If you've never seen the movie, you have no right to call yourself a movie fan. Go and get it immediately so you don't embarrass yourself among cinephile friends. To say it's about the aftermath of a robbery gone wrong is like saying Chinatown is a detective thriller and Star Wars a movie about aliens.

As concerned with cinematic style as he was with telling a story, Tarantino referenced so many styles, galvanised them, made them his own and introduced them to a new generation of moviegoers. Everything from the choice of music on the soundtrack to the camera angles, the casual, almost comical use of bloodshed and violence, pitch-perfect casting and a new take on dialogue we'd never seen before gives the film a unique stamp.

We don't see the robbery.
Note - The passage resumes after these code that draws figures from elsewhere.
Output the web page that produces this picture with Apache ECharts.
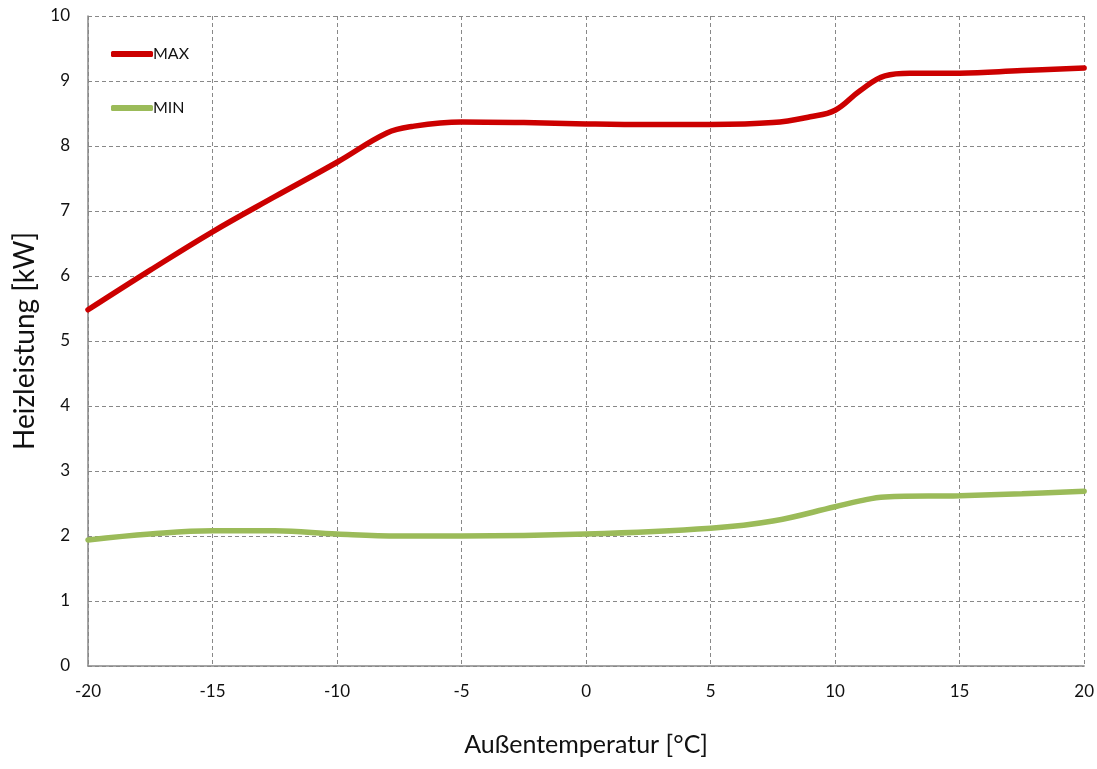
<!DOCTYPE html>
<html>
<head>
<meta charset="utf-8">
<script src="https://cdn.jsdelivr.net/npm/echarts@6/dist/echarts.min.js"></script>
<style>html,body{margin:0;padding:0;background:#fff}#c{width:1097px;height:769px}</style>
</head>
<body>
<div id="c"></div>
<script>
const maxTemps = [-20,-17.5,-15,-12.5,-10,-8,-7,-5,-2.5,0,2.5,5,7.5,9,10,11,12,13,15,17.5,20];
const maxValues = [5.48,6.09,6.68,7.22,7.75,8.2,8.3,8.37,8.36,8.34,8.33,8.33,8.36,8.45,8.55,8.85,9.08,9.12,9.12,9.16,9.2];
const minTemps = [-20,-17.5,-15,-12.5,-10,-7.5,-5,0,5,7.5,10,11,12,15,17.5,20];
const minValues = [1.94,2.03,2.08,2.08,2.03,2.0,2.0,2.03,2.12,2.23,2.45,2.54,2.6,2.62,2.65,2.69];
const seriesNames = ['MAX','MIN'];
const xTitle = 'Außentemperatur [°C]';
const yTitle = 'Heizleistung [kW]';

const pairs = (xs, ys) => xs.map((x, i) => [x, ys[i]]);
const font = 'Lato, "Open Sans", sans-serif';
const grid = {lineStyle:{color:'#888', type:[4,3], width:1}};
const chart = echarts.init(document.getElementById('c'), null, {renderer:'canvas'});
chart.setOption({
  animation:false,
  backgroundColor:'#fff',
  grid:{left:88, right:12, top:16, bottom:103, containLabel:false},
  legend:{
    orient:'vertical', left:106, top:41, itemGap:38, itemWidth:42, itemHeight:6,
    icon:'roundRect',
    textStyle:{fontFamily:font, fontSize:16, color:'#111', padding:[0,0,0,-5]},
    data:seriesNames
  },
  xAxis:{
    type:'value', min:-20, max:20, interval:5,
    name:xTitle, nameLocation:'middle', nameGap:66,
    nameTextStyle:{fontFamily:font, fontSize:25, color:'#111'},
    axisLine:{onZero:false, lineStyle:{color:'#888', width:1.5}},
    axisTick:{show:false},
    axisLabel:{fontFamily:font, fontSize:17, color:'#111', margin:17},
    splitLine:Object.assign({show:true}, grid)
  },
  yAxis:{
    type:'value', min:0, max:10, interval:1,
    name:yTitle, nameLocation:'middle', nameGap:48, nameRotate:90,
    nameTextStyle:{fontFamily:font, fontSize:28, color:'#111'},
    axisLine:{show:true, onZero:false, lineStyle:{color:'#888', width:1.5}},
    axisTick:{show:false},
    axisLabel:{fontFamily:font, fontSize:17, color:'#111', margin:18},
    splitLine:Object.assign({show:true}, grid)
  },
  series:[
    {name:seriesNames[0], type:'line', data:pairs(maxTemps, maxValues), smooth:0.4, showSymbol:false,
     lineStyle:{color:'#CC0000', width:5.5, cap:'round'}, itemStyle:{color:'#CC0000'}},
    {name:seriesNames[1], type:'line', data:pairs(minTemps, minValues), smooth:0.4, showSymbol:false,
     lineStyle:{color:'#9BBB59', width:5.5, cap:'round'}, itemStyle:{color:'#9BBB59'}}
  ]
});
</script>
</body>
</html>
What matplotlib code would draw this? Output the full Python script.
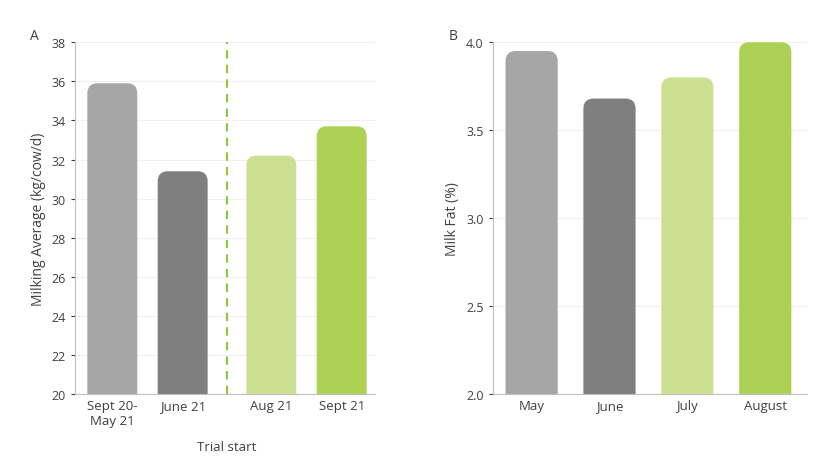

We see a little of the planning, and then we see Mr White (Keitel) and Mr Orange (Roth) driving from the scene, the latter bleeding all over the back seat and in agony.

They arrive at the warehouse rendezvous point and as more of the scattered crew arrive, they try to work out what went wrong while trying to avoid killing each other in the process.

It returns to the past a few times to introduce the characters and flesh out the story, and in the style we've come to expect and love from QT, every word, every frame and every step is nuanced, polished and perfectly crafted exploitation trash.

Yes he became ubiquitous afterward, yes he's been endlessly copied and he remains a godlike figure for aspiring filmmakers everywhere, but you have to respect a guy who takes the ideas of every crappy genre of movies and elevates them to Oscar-worthy cinematic storytelling.